**TASK BRIEF**
Skip the pictures, please, and write out exactly the lines from the opening of the data through the line containing "(par\i) at (555,\yy)".

┌─ DATA EXCERPT

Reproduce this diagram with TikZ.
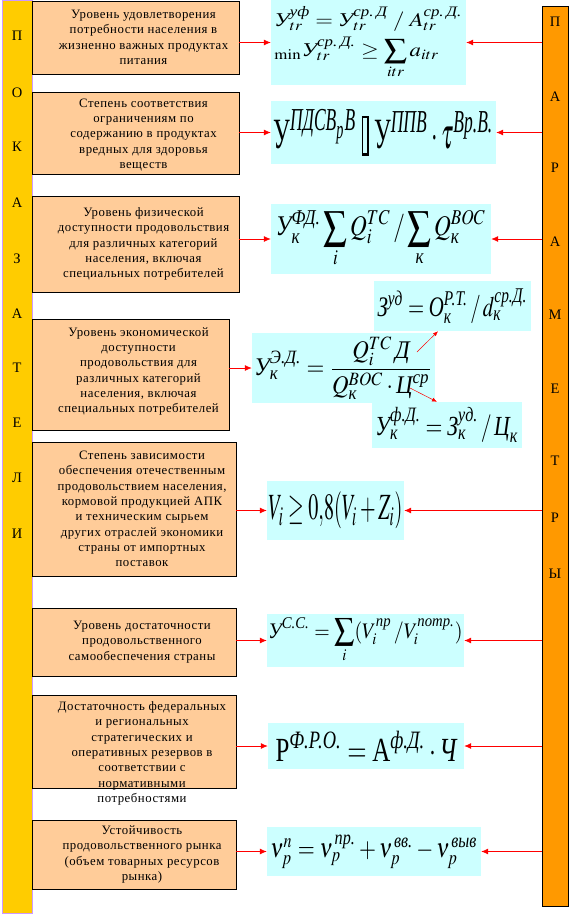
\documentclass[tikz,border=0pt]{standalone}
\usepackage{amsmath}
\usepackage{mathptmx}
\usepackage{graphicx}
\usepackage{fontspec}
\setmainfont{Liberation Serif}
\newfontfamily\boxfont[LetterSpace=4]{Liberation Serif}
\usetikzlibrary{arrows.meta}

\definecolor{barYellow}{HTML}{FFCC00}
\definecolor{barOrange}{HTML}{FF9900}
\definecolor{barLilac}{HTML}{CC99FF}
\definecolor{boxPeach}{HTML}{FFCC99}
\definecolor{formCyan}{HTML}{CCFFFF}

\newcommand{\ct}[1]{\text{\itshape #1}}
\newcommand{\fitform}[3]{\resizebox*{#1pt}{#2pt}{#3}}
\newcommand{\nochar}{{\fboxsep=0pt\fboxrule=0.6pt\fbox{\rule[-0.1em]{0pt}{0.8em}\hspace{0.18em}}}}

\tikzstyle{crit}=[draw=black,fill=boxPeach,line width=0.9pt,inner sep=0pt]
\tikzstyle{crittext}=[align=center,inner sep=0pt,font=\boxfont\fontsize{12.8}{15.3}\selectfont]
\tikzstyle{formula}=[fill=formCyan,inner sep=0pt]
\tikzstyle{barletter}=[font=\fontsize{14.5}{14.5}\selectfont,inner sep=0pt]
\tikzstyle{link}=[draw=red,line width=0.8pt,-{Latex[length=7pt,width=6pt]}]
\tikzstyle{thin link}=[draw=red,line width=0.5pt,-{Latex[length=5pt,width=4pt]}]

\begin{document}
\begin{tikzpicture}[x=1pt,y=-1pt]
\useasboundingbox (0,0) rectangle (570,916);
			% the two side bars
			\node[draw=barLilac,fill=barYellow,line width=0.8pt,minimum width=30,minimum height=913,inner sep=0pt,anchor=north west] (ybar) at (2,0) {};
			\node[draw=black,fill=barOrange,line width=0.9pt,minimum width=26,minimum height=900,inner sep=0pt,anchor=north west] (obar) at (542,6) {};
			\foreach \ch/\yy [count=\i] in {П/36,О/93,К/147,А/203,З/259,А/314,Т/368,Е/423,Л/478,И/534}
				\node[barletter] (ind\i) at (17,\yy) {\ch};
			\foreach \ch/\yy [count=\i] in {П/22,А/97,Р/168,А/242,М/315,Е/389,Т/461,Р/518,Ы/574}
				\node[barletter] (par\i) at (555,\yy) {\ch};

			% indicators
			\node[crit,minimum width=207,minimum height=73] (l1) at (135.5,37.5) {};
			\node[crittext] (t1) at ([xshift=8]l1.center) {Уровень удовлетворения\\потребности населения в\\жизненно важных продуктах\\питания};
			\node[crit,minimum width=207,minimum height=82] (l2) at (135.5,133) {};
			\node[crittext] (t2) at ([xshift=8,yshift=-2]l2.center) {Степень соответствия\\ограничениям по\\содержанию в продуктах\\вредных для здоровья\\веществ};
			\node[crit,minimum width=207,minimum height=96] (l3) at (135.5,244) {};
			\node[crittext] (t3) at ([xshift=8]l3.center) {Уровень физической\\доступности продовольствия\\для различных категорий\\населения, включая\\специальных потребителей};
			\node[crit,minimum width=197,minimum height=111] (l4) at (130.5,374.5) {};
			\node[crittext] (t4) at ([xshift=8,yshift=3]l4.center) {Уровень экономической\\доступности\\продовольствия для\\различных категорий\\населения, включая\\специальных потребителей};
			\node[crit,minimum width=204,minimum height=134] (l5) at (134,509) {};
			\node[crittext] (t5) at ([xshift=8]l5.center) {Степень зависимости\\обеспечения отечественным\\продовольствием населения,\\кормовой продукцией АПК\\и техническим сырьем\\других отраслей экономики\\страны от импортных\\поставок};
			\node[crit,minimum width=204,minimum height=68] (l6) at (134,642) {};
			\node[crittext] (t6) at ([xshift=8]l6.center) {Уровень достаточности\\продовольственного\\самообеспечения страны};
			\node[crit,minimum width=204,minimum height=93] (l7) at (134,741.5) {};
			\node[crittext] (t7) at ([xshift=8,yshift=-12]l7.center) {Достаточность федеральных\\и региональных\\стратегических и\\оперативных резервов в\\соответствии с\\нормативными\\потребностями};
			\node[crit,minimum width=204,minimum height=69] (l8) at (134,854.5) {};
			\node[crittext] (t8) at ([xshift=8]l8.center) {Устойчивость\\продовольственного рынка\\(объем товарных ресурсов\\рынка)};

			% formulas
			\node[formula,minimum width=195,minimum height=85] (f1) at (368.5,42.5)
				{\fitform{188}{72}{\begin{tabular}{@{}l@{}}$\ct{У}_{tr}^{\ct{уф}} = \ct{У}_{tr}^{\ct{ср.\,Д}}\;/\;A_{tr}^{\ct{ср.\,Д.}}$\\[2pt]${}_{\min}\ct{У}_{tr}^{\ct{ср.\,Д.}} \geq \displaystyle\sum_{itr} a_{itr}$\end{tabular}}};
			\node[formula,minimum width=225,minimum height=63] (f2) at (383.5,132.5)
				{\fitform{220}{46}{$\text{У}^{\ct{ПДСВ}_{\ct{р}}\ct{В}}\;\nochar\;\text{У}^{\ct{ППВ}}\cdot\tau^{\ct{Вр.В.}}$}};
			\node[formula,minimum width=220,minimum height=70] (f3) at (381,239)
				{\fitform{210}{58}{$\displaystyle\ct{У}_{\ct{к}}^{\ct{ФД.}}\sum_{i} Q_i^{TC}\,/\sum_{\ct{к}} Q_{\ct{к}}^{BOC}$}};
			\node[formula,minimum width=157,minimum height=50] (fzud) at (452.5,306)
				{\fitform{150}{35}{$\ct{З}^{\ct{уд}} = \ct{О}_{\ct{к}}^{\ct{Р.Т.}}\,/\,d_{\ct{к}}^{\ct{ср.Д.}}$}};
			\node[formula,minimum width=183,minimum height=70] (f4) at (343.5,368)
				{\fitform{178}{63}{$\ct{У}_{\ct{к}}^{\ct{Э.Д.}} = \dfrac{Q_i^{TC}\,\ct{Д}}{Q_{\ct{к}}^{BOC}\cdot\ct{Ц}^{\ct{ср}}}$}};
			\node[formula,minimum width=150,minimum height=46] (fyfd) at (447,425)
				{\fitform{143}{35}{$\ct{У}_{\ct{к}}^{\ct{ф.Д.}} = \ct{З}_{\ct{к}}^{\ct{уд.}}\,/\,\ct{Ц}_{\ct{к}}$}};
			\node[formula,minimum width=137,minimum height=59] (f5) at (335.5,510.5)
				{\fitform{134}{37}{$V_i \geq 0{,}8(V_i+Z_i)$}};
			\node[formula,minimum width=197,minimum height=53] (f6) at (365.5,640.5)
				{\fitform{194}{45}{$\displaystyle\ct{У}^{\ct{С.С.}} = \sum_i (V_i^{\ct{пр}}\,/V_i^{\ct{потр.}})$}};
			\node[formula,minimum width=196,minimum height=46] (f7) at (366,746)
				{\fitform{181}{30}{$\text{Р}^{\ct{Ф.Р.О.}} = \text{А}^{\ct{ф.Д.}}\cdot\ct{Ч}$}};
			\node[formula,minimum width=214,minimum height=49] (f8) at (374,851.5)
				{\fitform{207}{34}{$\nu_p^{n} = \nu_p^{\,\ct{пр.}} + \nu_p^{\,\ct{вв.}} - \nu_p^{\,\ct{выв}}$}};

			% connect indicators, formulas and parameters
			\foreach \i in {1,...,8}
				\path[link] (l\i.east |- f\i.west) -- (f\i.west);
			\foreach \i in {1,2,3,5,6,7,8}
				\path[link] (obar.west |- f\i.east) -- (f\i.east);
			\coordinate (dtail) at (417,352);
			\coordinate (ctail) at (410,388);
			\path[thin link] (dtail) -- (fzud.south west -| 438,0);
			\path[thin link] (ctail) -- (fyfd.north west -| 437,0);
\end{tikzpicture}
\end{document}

└─

**RESULT BELOW**
Reproduce this diagram with TikZ.
\documentclass[tikz,border=0pt]{standalone}
\usepackage{amsmath}
\usepackage{mathptmx}
\usepackage{graphicx}
\usepackage{fontspec}
\setmainfont{Liberation Serif}
\newfontfamily\boxfont[LetterSpace=4]{Liberation Serif}
\usetikzlibrary{arrows.meta}

\definecolor{barYellow}{HTML}{FFCC00}
\definecolor{barOrange}{HTML}{FF9900}
\definecolor{barLilac}{HTML}{CC99FF}
\definecolor{boxPeach}{HTML}{FFCC99}
\definecolor{formCyan}{HTML}{CCFFFF}

\newcommand{\ct}[1]{\text{\itshape #1}}
\newcommand{\fitform}[3]{\resizebox*{#1pt}{#2pt}{#3}}
\newcommand{\nochar}{{\fboxsep=0pt\fboxrule=0.6pt\fbox{\rule[-0.1em]{0pt}{0.8em}\hspace{0.18em}}}}

\tikzstyle{crit}=[draw=black,fill=boxPeach,line width=0.9pt,inner sep=0pt]
\tikzstyle{crittext}=[align=center,inner sep=0pt,font=\boxfont\fontsize{12.8}{15.3}\selectfont]
\tikzstyle{formula}=[fill=formCyan,inner sep=0pt]
\tikzstyle{barletter}=[font=\fontsize{14.5}{14.5}\selectfont,inner sep=0pt]
\tikzstyle{link}=[draw=red,line width=0.8pt,-{Latex[length=7pt,width=6pt]}]
\tikzstyle{thin link}=[draw=red,line width=0.5pt,-{Latex[length=5pt,width=4pt]}]

\begin{document}
\begin{tikzpicture}[x=1pt,y=-1pt]
\useasboundingbox (0,0) rectangle (570,916);
			% the two side bars
			\node[draw=barLilac,fill=barYellow,line width=0.8pt,minimum width=30,minimum height=913,inner sep=0pt,anchor=north west] (ybar) at (2,0) {};
			\node[draw=black,fill=barOrange,line width=0.9pt,minimum width=26,minimum height=900,inner sep=0pt,anchor=north west] (obar) at (542,6) {};
			\foreach \ch/\yy [count=\i] in {П/36,О/93,К/147,А/203,З/259,А/314,Т/368,Е/423,Л/478,И/534}
				\node[barletter] (ind\i) at (17,\yy) {\ch};
			\foreach \ch/\yy [count=\i] in {П/22,А/97,Р/168,А/242,М/315,Е/389,Т/461,Р/518,Ы/574}
				\node[barletter] (par\i) at (555,\yy) {\ch};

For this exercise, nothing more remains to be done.